If you're able to structure the transaction so that you're paid in mostly ordinary income (income that income taxes are paid on), you'll be able to save your buyer a huge amount of taxes and net more in the sale. This type of planning works well when you transfer your business to your children or managers in your company, but it doesn't often work to your advantage when selling to outside buyers.
3. Increase the value of your business.
Here are four things you can do to add value to your business:
- Install a deferred compensation program, so the new owners can purchase your business interest using pre-tax dollars.
- Quantify your most and least profitable customers, then start marketing to the most profitable segment.
- Leverage intelligently-get a positive return from the money that you borrow.
- Know the key financial indicators of your business
Adding value three-five years before you plan to sell your business can net a large return on investment.
4. Decide how to leave.
The four ways you can leave your business are:
- Sell to an outsider.
- Sell to your managers.
- Sell to family members.
- Liquidate.
Each option has different benefits, though liquidation is always the least attractive because it squanders the good will in your business. If you don't like the future of the business or if you want to be uninvolved in its future operations, an outside sale is advisable. If you believe in the future of your business and don't mind remaining attached to it, then an inside sale may be advantageous.
As you decide how to leave you should engage the services of intermediary. I recommend engaging a broker, lawyer, and financial planner.
5. Incentivize your key people.
Your current management team should be a value driver (not a value reducer) when it comes to selling your business. Make sure that your management team is willing to stay for a period of time during the ownership transition. Consider instituting a stay bonus for your key managers, especially those who do not have ownership stake. Usually stay bonuses have a deferred payment schedule tied to trigger or benchmark events. Stay incentives for key people will allow you to get more money for your business, from both outside or inside buyers.
6. Protect your asset.
If you're selling your company and holding a note (often done in an inside sale) you should have agreements in place for reclaiming the business should you have to do so.

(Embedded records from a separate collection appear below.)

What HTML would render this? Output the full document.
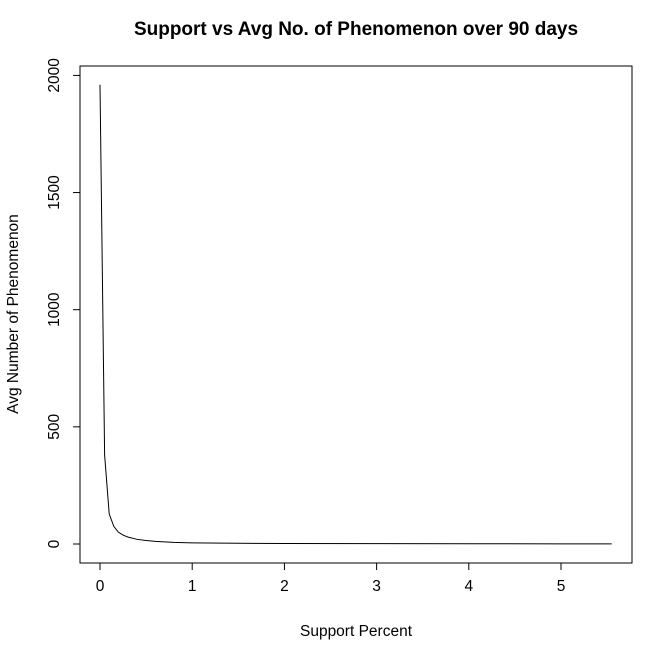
<!DOCTYPE html>
<html><head><meta charset="utf-8"><style>body{margin:0;background:#fff}svg{display:block;font-family:"Liberation Sans",sans-serif}</style></head>
<body>
<svg id="c" width="670" height="657">
<text x="356" y="35" text-anchor="middle" font-size="19" font-weight="bold">Support vs Avg No. of Phenomenon over 90 days</text>
<rect x="80" y="66" width="552" height="497" fill="none" stroke="#000"/>
<text x="356" y="636" text-anchor="middle" font-size="15.5">Support Percent</text>
<text transform="translate(18,314) rotate(-90)" text-anchor="middle" font-size="15.5">Avg Number of Phenomenon</text>
<g id="ax"></g>
<path id="line" fill="none" stroke="#000" stroke-width="1"/>
</svg>
<script>
const xs = [0,0.05,0.1,0.15,0.2,0.25,0.3,0.4,0.5,0.6,0.8,1,1.5,2,3,4,5,5.55];
const ys = [1960,380,128,75,50,38,30,20,15,11,7,5,3,2,1.5,1,0.8,0.7];
const xTicks = [0,1,2,3,4,5];
const yTicks = [0,500,1000,1500,2000];
const X = v => 100 + v*92.2;
const Y = v => 544 - v*0.2343;
const ns = 'http://www.w3.org/2000/svg';
const ax = document.getElementById('ax');
function mk(t,a){const e=document.createElementNS(ns,t);for(const k in a)e.setAttribute(k,a[k]);ax.appendChild(e);return e;}
const xl = mk('line',{x1:X(0),x2:X(5),y1:563,y2:563,stroke:'#000'});


xTicks.forEach(t=>{
  const l=mk('line',{x1:X(t),x2:X(t),y1:563,y2:570,stroke:'#000'});
  
  
  const s=mk('text',{x:X(t),y:591,'text-anchor':'middle','font-size':15.5});
  s.textContent=t;
  
  
});
const yl = mk('line',{x1:80,x2:80,y1:Y(0),y2:Y(2000),stroke:'#000'});


yTicks.forEach(t=>{
  const l=mk('line',{x1:73,x2:80,y1:Y(t),y2:Y(t),stroke:'#000'});
  
  
  const s=mk('text',{transform:`translate(59,${Y(t)}) rotate(-90)`,'text-anchor':'middle','font-size':15.5});
  s.textContent=t;
  
  
});
document.getElementById('line').setAttribute('d', xs.map((x,i)=>(i?'L':'M')+X(x)+','+Y(ys[i])).join(''));
</script>
</body></html>
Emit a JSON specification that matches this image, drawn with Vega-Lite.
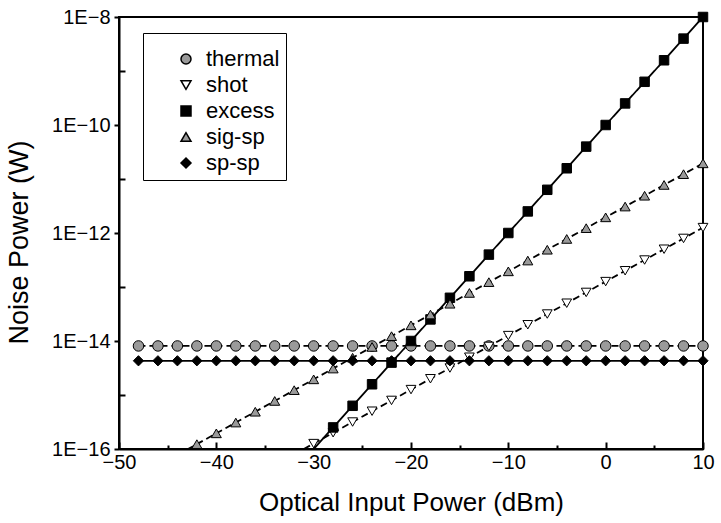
{
  "$schema": "https://vega.github.io/schema/vega-lite/v6.json",
  "width": 584,
  "height": 432,
  "autosize": {"type": "none"},
  "padding": {"left": 119, "top": 17, "right": 18, "bottom": 74},
  "background": "white",
  "config": {
    "view": {"stroke": "black", "strokeWidth": 2},
    "font": "Liberation Sans",
    "axis": {"domainColor": "black", "domainWidth": 2, "tickColor": "black", "labelColor": "black", "titleColor": "black", "grid": false, "labelFont": "Liberation Sans", "titleFont": "Liberation Sans", "labelFontSize": 20, "titleFontWeight": "normal", "labelFlush": false, "labelOverlap": false}
  },
  "data": {"values": [
    {"s": "thermal", "p": -48, "n": 8.1e-15}, {"s": "thermal", "p": -46, "n": 8.1e-15}, {"s": "thermal", "p": -44, "n": 8.1e-15}, {"s": "thermal", "p": -42, "n": 8.1e-15}, {"s": "thermal", "p": -40, "n": 8.1e-15}, {"s": "thermal", "p": -38, "n": 8.1e-15}, {"s": "thermal", "p": -36, "n": 8.1e-15}, {"s": "thermal", "p": -34, "n": 8.1e-15}, {"s": "thermal", "p": -32, "n": 8.1e-15}, {"s": "thermal", "p": -30, "n": 8.1e-15}, {"s": "thermal", "p": -28, "n": 8.1e-15}, {"s": "thermal", "p": -26, "n": 8.1e-15}, {"s": "thermal", "p": -24, "n": 8.1e-15}, {"s": "thermal", "p": -22, "n": 8.1e-15}, {"s": "thermal", "p": -20, "n": 8.1e-15}, {"s": "thermal", "p": -18, "n": 8.1e-15}, {"s": "thermal", "p": -16, "n": 8.1e-15}, {"s": "thermal", "p": -14, "n": 8.1e-15}, {"s": "thermal", "p": -12, "n": 8.1e-15}, {"s": "thermal", "p": -10, "n": 8.1e-15}, {"s": "thermal", "p": -8, "n": 8.1e-15}, {"s": "thermal", "p": -6, "n": 8.1e-15}, {"s": "thermal", "p": -4, "n": 8.1e-15}, {"s": "thermal", "p": -2, "n": 8.1e-15}, {"s": "thermal", "p": 0, "n": 8.1e-15}, {"s": "thermal", "p": 2, "n": 8.1e-15}, {"s": "thermal", "p": 4, "n": 8.1e-15}, {"s": "thermal", "p": 6, "n": 8.1e-15}, {"s": "thermal", "p": 8, "n": 8.1e-15}, {"s": "thermal", "p": 10, "n": 8.1e-15},
    {"s": "shot", "p": -32, "n": 7.94e-17}, {"s": "shot", "p": -30, "n": 1.26e-16}, {"s": "shot", "p": -28, "n": 2.0e-16}, {"s": "shot", "p": -26, "n": 3.16e-16}, {"s": "shot", "p": -24, "n": 5.01e-16}, {"s": "shot", "p": -22, "n": 7.94e-16}, {"s": "shot", "p": -20, "n": 1.26e-15}, {"s": "shot", "p": -18, "n": 2.0e-15}, {"s": "shot", "p": -16, "n": 3.16e-15}, {"s": "shot", "p": -14, "n": 5.01e-15}, {"s": "shot", "p": -12, "n": 7.94e-15}, {"s": "shot", "p": -10, "n": 1.26e-14}, {"s": "shot", "p": -8, "n": 2.0e-14}, {"s": "shot", "p": -6, "n": 3.16e-14}, {"s": "shot", "p": -4, "n": 5.01e-14}, {"s": "shot", "p": -2, "n": 7.94e-14}, {"s": "shot", "p": 0, "n": 1.26e-13}, {"s": "shot", "p": 2, "n": 2.0e-13}, {"s": "shot", "p": 4, "n": 3.16e-13}, {"s": "shot", "p": 6, "n": 5.01e-13}, {"s": "shot", "p": 8, "n": 7.94e-13}, {"s": "shot", "p": 10, "n": 1.26e-12},
    {"s": "excess", "p": -32, "n": 3.98e-17}, {"s": "excess", "p": -30, "n": 1.0e-16}, {"s": "excess", "p": -28, "n": 2.51e-16}, {"s": "excess", "p": -26, "n": 6.31e-16}, {"s": "excess", "p": -24, "n": 1.58e-15}, {"s": "excess", "p": -22, "n": 3.98e-15}, {"s": "excess", "p": -20, "n": 1.0e-14}, {"s": "excess", "p": -18, "n": 2.51e-14}, {"s": "excess", "p": -16, "n": 6.31e-14}, {"s": "excess", "p": -14, "n": 1.58e-13}, {"s": "excess", "p": -12, "n": 3.98e-13}, {"s": "excess", "p": -10, "n": 1.0e-12}, {"s": "excess", "p": -8, "n": 2.51e-12}, {"s": "excess", "p": -6, "n": 6.31e-12}, {"s": "excess", "p": -4, "n": 1.58e-11}, {"s": "excess", "p": -2, "n": 3.98e-11}, {"s": "excess", "p": 0, "n": 1.0e-10}, {"s": "excess", "p": 2, "n": 2.51e-10}, {"s": "excess", "p": 4, "n": 6.31e-10}, {"s": "excess", "p": 6, "n": 1.58e-9}, {"s": "excess", "p": 8, "n": 3.98e-9}, {"s": "excess", "p": 10, "n": 1.0e-8},
    {"s": "sig-sp", "p": -44, "n": 7.76e-17}, {"s": "sig-sp", "p": -42, "n": 1.23e-16}, {"s": "sig-sp", "p": -40, "n": 1.95e-16}, {"s": "sig-sp", "p": -38, "n": 3.09e-16}, {"s": "sig-sp", "p": -36, "n": 4.9e-16}, {"s": "sig-sp", "p": -34, "n": 7.76e-16}, {"s": "sig-sp", "p": -32, "n": 1.23e-15}, {"s": "sig-sp", "p": -30, "n": 1.95e-15}, {"s": "sig-sp", "p": -28, "n": 3.09e-15}, {"s": "sig-sp", "p": -26, "n": 4.9e-15}, {"s": "sig-sp", "p": -24, "n": 7.76e-15}, {"s": "sig-sp", "p": -22, "n": 1.23e-14}, {"s": "sig-sp", "p": -20, "n": 1.95e-14}, {"s": "sig-sp", "p": -18, "n": 3.09e-14}, {"s": "sig-sp", "p": -16, "n": 4.9e-14}, {"s": "sig-sp", "p": -14, "n": 7.76e-14}, {"s": "sig-sp", "p": -12, "n": 1.23e-13}, {"s": "sig-sp", "p": -10, "n": 1.95e-13}, {"s": "sig-sp", "p": -8, "n": 3.09e-13}, {"s": "sig-sp", "p": -6, "n": 4.9e-13}, {"s": "sig-sp", "p": -4, "n": 7.76e-13}, {"s": "sig-sp", "p": -2, "n": 1.23e-12}, {"s": "sig-sp", "p": 0, "n": 1.95e-12}, {"s": "sig-sp", "p": 2, "n": 3.09e-12}, {"s": "sig-sp", "p": 4, "n": 4.9e-12}, {"s": "sig-sp", "p": 6, "n": 7.76e-12}, {"s": "sig-sp", "p": 8, "n": 1.23e-11}, {"s": "sig-sp", "p": 10, "n": 1.95e-11},
    {"s": "sp-sp", "p": -48, "n": 4.3e-15}, {"s": "sp-sp", "p": -46, "n": 4.3e-15}, {"s": "sp-sp", "p": -44, "n": 4.3e-15}, {"s": "sp-sp", "p": -42, "n": 4.3e-15}, {"s": "sp-sp", "p": -40, "n": 4.3e-15}, {"s": "sp-sp", "p": -38, "n": 4.3e-15}, {"s": "sp-sp", "p": -36, "n": 4.3e-15}, {"s": "sp-sp", "p": -34, "n": 4.3e-15}, {"s": "sp-sp", "p": -32, "n": 4.3e-15}, {"s": "sp-sp", "p": -30, "n": 4.3e-15}, {"s": "sp-sp", "p": -28, "n": 4.3e-15}, {"s": "sp-sp", "p": -26, "n": 4.3e-15}, {"s": "sp-sp", "p": -24, "n": 4.3e-15}, {"s": "sp-sp", "p": -22, "n": 4.3e-15}, {"s": "sp-sp", "p": -20, "n": 4.3e-15}, {"s": "sp-sp", "p": -18, "n": 4.3e-15}, {"s": "sp-sp", "p": -16, "n": 4.3e-15}, {"s": "sp-sp", "p": -14, "n": 4.3e-15}, {"s": "sp-sp", "p": -12, "n": 4.3e-15}, {"s": "sp-sp", "p": -10, "n": 4.3e-15}, {"s": "sp-sp", "p": -8, "n": 4.3e-15}, {"s": "sp-sp", "p": -6, "n": 4.3e-15}, {"s": "sp-sp", "p": -4, "n": 4.3e-15}, {"s": "sp-sp", "p": -2, "n": 4.3e-15}, {"s": "sp-sp", "p": 0, "n": 4.3e-15}, {"s": "sp-sp", "p": 2, "n": 4.3e-15}, {"s": "sp-sp", "p": 4, "n": 4.3e-15}, {"s": "sp-sp", "p": 6, "n": 4.3e-15}, {"s": "sp-sp", "p": 8, "n": 4.3e-15}, {"s": "sp-sp", "p": 10, "n": 4.3e-15}
  ]},
  "layer": [
    {
      "mark": {"type": "line", "clip": true, "strokeWidth": 1.8, "color": "black"},
      "encoding": {
        "x": {"field": "p", "type": "quantitative", "scale": {"domain": [-50, 10], "nice": false, "zero": false},
          "axis": {"orient": "bottom", "title": "Optical Input Power (dBm)", "values": [-50, -40, -30, -20, -10, 0, 10], "ticks": false, "labelPadding": 3, "labelExpr": "replace(datum.label, '-', '−')", "titleFontSize": 26, "titlePadding": 17}},
        "y": {"field": "n", "type": "quantitative", "scale": {"type": "log", "domain": [1e-16, 1e-8], "nice": false},
          "axis": {"orient": "left", "title": "Noise Power (W)", "values": [1e-16, 1e-14, 1e-12, 1e-10, 1e-8], "labelExpr": "'1E−' + round(-log(datum.value)/LN10)", "tickSize": 5, "tickWidth": 2, "labelPadding": 4, "titleFontSize": 27, "titlePadding": 18, "titleY": 225}},
        "strokeDash": {"field": "s", "type": "nominal", "scale": {"range": [[1, 0], [7, 4], [7, 4], [1, 0], [7, 4]]}, "legend": null}
      }
    },
    {
      "transform": [{"filter": "datum.n > 1.05e-16"}],
      "mark": {"type": "point", "filled": true, "stroke": "black", "strokeWidth": 1, "opacity": 1},
      "encoding": {
        "x": {"field": "p", "type": "quantitative", "axis": {"orient": "bottom", "values": [-50, -40, -30, -20, -10, 0, 10], "labels": false, "domain": false, "title": null, "tickSize": -7, "tickWidth": 2}},
        "y": {"field": "n", "type": "quantitative", "axis": {"orient": "left", "values": [1e-15, 1e-13, 1e-11, 1e-9], "labels": false, "domain": false, "title": null, "tickSize": -6, "tickWidth": 2}},
        "size": {"field": "s", "type": "nominal", "scale": {"range": [90, 110, 110, 140, 80]}, "legend": null},
        "shape": {"field": "s", "type": "nominal", "scale": {"domain": ["thermal", "shot", "excess", "sig-sp", "sp-sp"], "range": ["circle", "triangle-down", "square", "triangle-up", "diamond"]},
          "legend": {"title": " ", "titleFontSize": 5, "titlePadding": 4, "orient": "none", "legendX": 24, "legendY": 16, "padding": 6, "strokeColor": "black", "symbolSize": 100, "symbolOffset": 26, "labelOffset": 9, "rowPadding": 4, "labelFontSize": 22, "labelFont": "Liberation Sans", "labelColor": "black",
            "encode": {"legend": {"strokeWidth": {"value": 1.5}}, "symbols": {"stroke": {"value": "black"}, "strokeWidth": {"value": 1.2}}}}},
        "fill": {"field": "s", "type": "nominal", "scale": {"domain": ["thermal", "shot", "excess", "sig-sp", "sp-sp"], "range": ["#9a9a9a", "white", "black", "#9a9a9a", "black"]},
          "legend": {"title": " ", "titleFontSize": 5, "titlePadding": 4, "orient": "none", "legendX": 24, "legendY": 16, "padding": 6, "strokeColor": "black", "symbolSize": 100, "symbolOffset": 26, "labelOffset": 9, "rowPadding": 4, "labelFontSize": 22, "labelFont": "Liberation Sans", "labelColor": "black",
            "encode": {"legend": {"strokeWidth": {"value": 1.5}}, "symbols": {"stroke": {"value": "black"}, "strokeWidth": {"value": 1.2}}}}}
      }
    },
    {
      "mark": {"type": "point", "opacity": 0},
      "encoding": {
        "x": {"field": "p", "type": "quantitative", "axis": {"orient": "bottom", "values": [-45, -35, -25, -15, -5, 5], "labels": false, "domain": false, "title": null, "tickSize": -4, "tickWidth": 2}},
        "y": {"field": "n", "type": "quantitative", "axis": null}
      }
    }
  ],
  "resolve": {"axis": {"x": "independent", "y": "independent"}}
}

Additionally, your selling contract should limit your personal liability for what happens in the business after you pass control to a new owner.
Most business transfers have some element of deferred payments attached to them. Make sure your agreement protects you with legal remedies should your buyers be unable to meet those deferred payments.
The primary goal in asset protection is to make sure you first get the cash for your business and then protect the cash from those who might want to take it away.
7. Invest the proceeds.
Taking risks in your business is a day-to-day occurrence. Once you have a liquidity event and you're sitting on significant cash, acting financially conservative should become the rule of the day.
When you sell your business, you're converting a cash production system that you control into a pile of cash that you invest in entities out of your control. It takes time to get comfortable with this reality. My advice: use a financial planner who's well versed in risk management. Protecting your capital should be the first goal, maximizing your returns, the second.
Conclusion
Usually business owners spend three to five years preparing a business for its sale. This preparation may take the form of increasing cash flow, upgrading the management team or adopting new strategies. One overlooked aspect of preparation is to ask yourself the question: What will you do with your life once it's no longer tied to the business? Take time to plot how and what you want to do after you leave your business. It's time well spent.